Sound has a synesthetic quality inasmuch as sound can mimic spacial orientations. Take processional hymns. King's College Chapel recorded "I look from afar". That's an advent hymn. The English lyrics are:

I look from afar: and lo, I see the power of God coming, and a cloud covering the whole earth.

Go ye out to meet him and say: Art thou he that should come to rule thy people Israel?

High and low, rich and poor, one with another: go ye out to meet him and say:

Hear, O thou Shepherd of Israel, thou that leadest Joseph like a sheep: art thou he that should come?

Stir up thy strength and come to rule thy people Israel.

All glory be to the Father, and to the Son, and to the Holy Ghost. Alleluia.

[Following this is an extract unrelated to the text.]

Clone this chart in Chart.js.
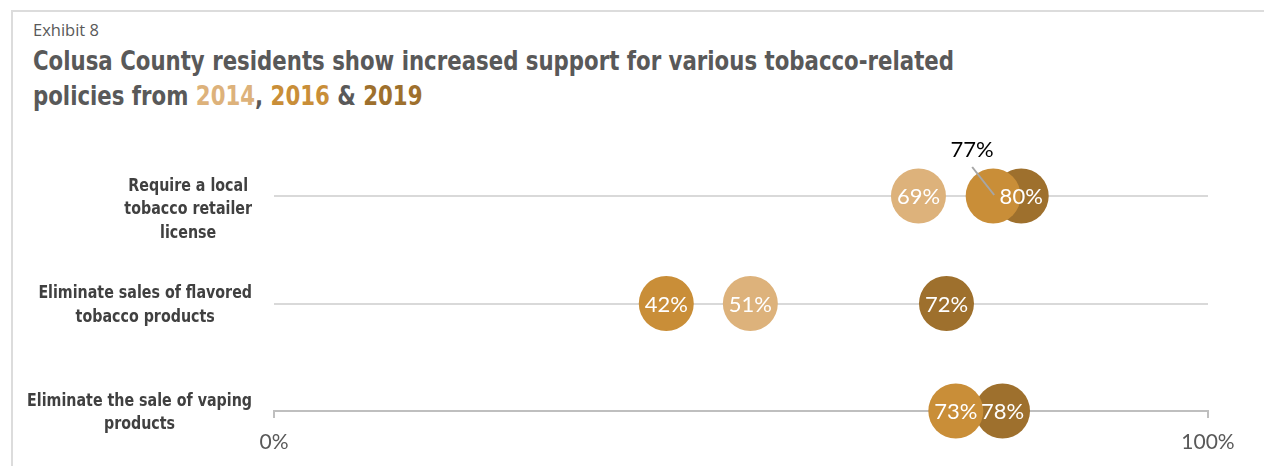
<!DOCTYPE html>
<html>
<head>
<meta charset="utf-8">
<script src="https://cdn.jsdelivr.net/npm/chart.js@4"></script>
<style>
  body { margin: 0; background: #fff; }
  #wrap { position: relative; width: 1264px; height: 466px; overflow: hidden; }
  #frame { position: absolute; left: 11px; top: 10px; width: 1300px; height: 500px; border-left: 2px solid #dcdcdc; border-top: 2px solid #dcdcdc; }
  #exhibit { position: absolute; left: 33px; top: 18px; font: 16.5px "Open Sans", sans-serif; color: #595959; }
  #title { position: absolute; left: 33px; top: 44px; font: bold 26px "DejaVu Sans Condensed", sans-serif; line-height: 35px; color: #595959;
           white-space: nowrap; transform: scaleX(0.91); transform-origin: 0 0; }
  canvas { position: absolute; left: 0; top: 0; }
</style>
</head>
<body>
<div id="wrap">
  <div id="frame"></div>
  <div id="exhibit">Exhibit 8</div>
  <div id="title">Colusa County residents show increased support for various tobacco-related<br>policies from <span style="color:#DDB27B">2014</span>, <span style="color:#C98E38">2016</span> &amp; <span style="color:#9E702D">2019</span></div>
  <canvas id="dotChart" width="1264" height="466"></canvas>
</div>
<script>
const categoryLines = [
  ['Require a local', 'tobacco retailer', 'license'],
  ['Eliminate sales of flavored', 'tobacco products'],
  ['Eliminate the sale of vaping', 'products']
];
const categories = categoryLines.map(l => l.join(' '));
const years = ['2014', '2016', '2019'];
const values2014 = [69, 51, null];
const values2016 = [77, 42, 73];
const values2019 = [80, 72, 78];
const colors = ['#DDB27B', '#C98E38', '#9E702D'];
const xTicks = [0, 100];

function toPoints(vals) {
  const pts = [];
  vals.forEach((v, i) => { if (v != null) pts.push({ x: v, y: categories[i] }); });
  return pts;
}

const yLabelPlugin = {
  id: 'yLabels',
  afterDraw(chart) {
    const ctx = chart.ctx;
    const yScale = chart.scales.y;
    const squeeze = 0.88;
    ctx.save();
    ctx.font = 'bold 18px "DejaVu Sans Condensed", sans-serif';
    ctx.fillStyle = '#404040';
    ctx.textAlign = 'center';
    ctx.textBaseline = 'middle';
    const lineH = 23.5;
    categoryLines.forEach((lines, i) => {
      const y = yScale.getPixelForValue(i);
      let maxW = 0;
      lines.forEach(t => { maxW = Math.max(maxW, ctx.measureText(t).width * squeeze); });
      const cx = 252 - maxW / 2;
      lines.forEach((t, j) => {
        ctx.save();
        ctx.translate(cx, y - 10 + j * lineH);
        ctx.scale(squeeze, 1);
        ctx.fillText(t, 0, 0);
        ctx.restore();
      });
    });
    ctx.restore();
  }
};

const dotLabelPlugin = {
  id: 'dotLabels',
  afterDatasetsDraw(chart) {
    const ctx = chart.ctx;
    ctx.save();
    ctx.font = '22px Lato, sans-serif';
    ctx.textAlign = 'center';
    ctx.textBaseline = 'middle';
    chart.data.datasets.forEach((ds, di) => {
      const meta = chart.getDatasetMeta(di);
      meta.data.forEach((pt, pi) => {
        const txt = ds.data[pi].x + '%';
        // crowded by a dot drawn on top of it -> put label outside with a leader line
        let crowded = false;
        for (let dj = di + 1; dj < chart.data.datasets.length; dj++) {
          chart.getDatasetMeta(dj).data.forEach(o => {
            if (Math.abs(o.y - pt.y) < 1 && Math.abs(o.x - pt.x) < 40) crowded = true;
          });
        }
        if (crowded) {
          ctx.strokeStyle = '#a6a6a6';
          ctx.lineWidth = 2;
          ctx.beginPath();
          ctx.moveTo(pt.x - 21, pt.y - 29);
          ctx.lineTo(pt.x + 1, pt.y - 1);
          ctx.stroke();
          ctx.fillStyle = '#000';
          ctx.fillText(txt, pt.x - 21, pt.y - 46);
        } else {
          ctx.fillStyle = '#fff';
          ctx.fillText(txt, pt.x, pt.y + 1);
        }
      });
    });
    ctx.restore();
  }
};

new Chart(document.getElementById('dotChart'), {
  type: 'scatter',
  data: {
    datasets: [
      { label: years[0], data: toPoints(values2014), backgroundColor: colors[0] },
      { label: years[1], data: toPoints(values2016), backgroundColor: colors[1] },
      { label: years[2], data: toPoints(values2019), backgroundColor: colors[2] }
    ].map(d => Object.assign(d, { pointRadius: 27.5, pointHoverRadius: 27.5, borderWidth: 0, clip: false }))
  },
  options: {
    responsive: false,
    animation: false,
    layout: { padding: { left: 0, right: 56, top: 196, bottom: 12 } },
    plugins: { legend: { display: false }, tooltip: { enabled: false } },
    scales: {
      x: {
        type: 'linear',
        min: 0,
        max: 100,
        afterBuildTicks: s => { s.ticks = xTicks.map(v => ({ value: v })); },
        afterFit: s => { s.height = 43; },
        grid: { drawOnChartArea: false, drawTicks: true, tickLength: 7, color: '#bfbfbf', lineWidth: 2 },
        border: { display: true, color: '#bfbfbf', width: 2 },
        ticks: { padding: 12, color: '#595959', font: { family: 'Lato', size: 21 }, maxRotation: 0, callback: v => v + '%' }
      },
      y: {
        type: 'category',
        labels: categories,
        offset: false,
        afterFit: s => { s.width = 274; },
        grid: { drawTicks: false, color: '#d9d9d9', lineWidth: 2 },
        border: { display: false },
        ticks: { display: false }
      }
    }
  },
  plugins: [yLabelPlugin, dotLabelPlugin]
});
</script>
</body>
</html>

In the recording, the choir begins at the back of the sanctuary. A soloist sings the first line, then the choir responds. Due to the placement of the choir in the huge reverberant sanctuary, it has the effect of hearing the music at a distance. Then, as the choir moves into the sanctuary, approaching the microphone, it creates a musical analogy for the text. At first the observer sees the power of God coming "from afar", like a cloud on the horizon. The heraldic cloud evokes the Shekinah. The implicit imagery is reminiscent of the theophany in Ezekiel 1. From a distance it appears to be a desert storm, but as it draws nearer, it becomes apparent to the prophet that this is no ordinary cloud. 

Another example is the same choir singing "Come, Thou Redeemer of the Earth." That's another processional advent hymn. Once again, the choir begins at the back of the sanctuary. The boys sing the first line, with their "angelic" voices wafting upwards and outwards. And once again, the effect mimics the lyrics. Hearing the choir at a distance, then hearing the choir draw near, is like the Redeemer leaving his world to enter ours:

Come, Thou Redeemer of the earth,
And manifest Thy virgin birth,

Forth from His chamber goeth He,
That royal home of purity,
A giant in twofold substance one,
Rejoicing now His course to run.

From God the Father He proceeds,
To God the Father back He speeds;
His course He runs to death and hell,
Returning on God’s throne to dwell.

By the same token, the creation account is like a processional hymn that gradually builds to a climax. And in the Prologue to John's Gospel, the Creator of the world enters the world he made to redeem it.